Prof. Yigong SHI on Adapting to Global Changes and Optimism for the Future: Prof. Shi shared his perspective on the role of universities in adapting to global changes. He emphasized Westlake University's approach to embracing international collaborations, seeing them as vital for progress and innovation. Despite the current challenges, Prof. Shi expressed optimism about the future of US-China academic collaborations.

Contrasting Views on "Invisible Forces": Prof. Shi pointed to the “invisible forces” that discourage American universities from partnering with Chinese universities when discussing Westlake's challenges in forging academic partnerships with U.S. institutions. However, Prof. Reif clarified that he never felt MIT was constrained from developing exchange programs with other universities. He recognized that many international students face visa situations, which could be a challenge to exchange students and partnering universities

Audience Q&A: Navigating Complex Questions in Higher Education

The live Q&A session gave attendees an opportunity to seek insights from our panelists directly on a range of critical issues. Some topics asked during the session include:

Science and Technology Cooperation Agreement (STA): As one of the long-standing collaboration agreements between the U.S. and China, the STA is set to expire in early 2024 after a six-month extension last year. Both panelists recognized the importance of keeping it in place, stressing its fundamental role in academic collaborations and the larger bilateral relationship. Prof. Reif further stated that this is something that U.S. universities would welcome.
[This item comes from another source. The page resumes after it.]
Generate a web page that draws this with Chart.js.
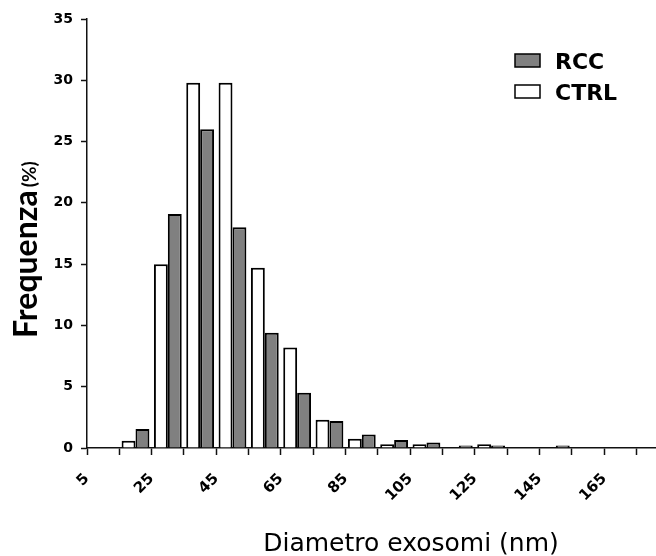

Dual-Use (Military and Civilian) Technology: On the dual-use of technology, Prof. Reif recited the “small yard, big fence” analogy, advocating for focused security measures in sensitive areas while maintaining openness in broader academic research. He also stressed the need for more clarity on what is considered national security. Prof. Shi provided his perspective on the challenges in defining dual-use technologies, emphasizing the need for ethical considerations and global cooperation.

Global South and the Middle East: When talking about the Global South, Prof. Reif noted the risks of certain regions falling behind in educational and technological advancements. Prof. Chan's perspective on KAUST's role in the Middle East added depth to this dialogue, highlighting initiatives to foster regional academic collaboration and development.

Freedom of Speech on Campus and The Israel-Palestine Conflict: The last question addressed the recent controversy surrounding the resignations of the presidents of Harvard and UPenn, which involved issues related to Israel and Palestine. In response to opinions suggesting that universities should remain apolitical, Prof. Reif challenged this notion, arguing against an overly broad interpretation of political involvement. He emphasized that universities have the right to respond to unjust treatment from governments. On the topic of Israel and Palestine, he defended MIT’s stance. Prof. Reif highlighted the university's diverse internal opinions, explaining that this diversity makes it challenging for MIT to present a unified statement.

Conclusion: The Need for Collaboration in a Volatile Time

As the dialogue drew to a close, the final remarks from the panelists resonated with a sense of urgency and hope for the future of global academic collaboration. In Prof. Shi’s concluding remarks, he stressed the need to look beyond the current geopolitical challenges facing universities. He warned about the existential threat brought by new technologies such as AI and the need for global collaborations on the solution. Prof. Reif also shared his concern regarding AI’s potential to be used by a small group of bad actors to create widespread damage. He agreed that the U.S. and China have to work together to find solutions to these challenges.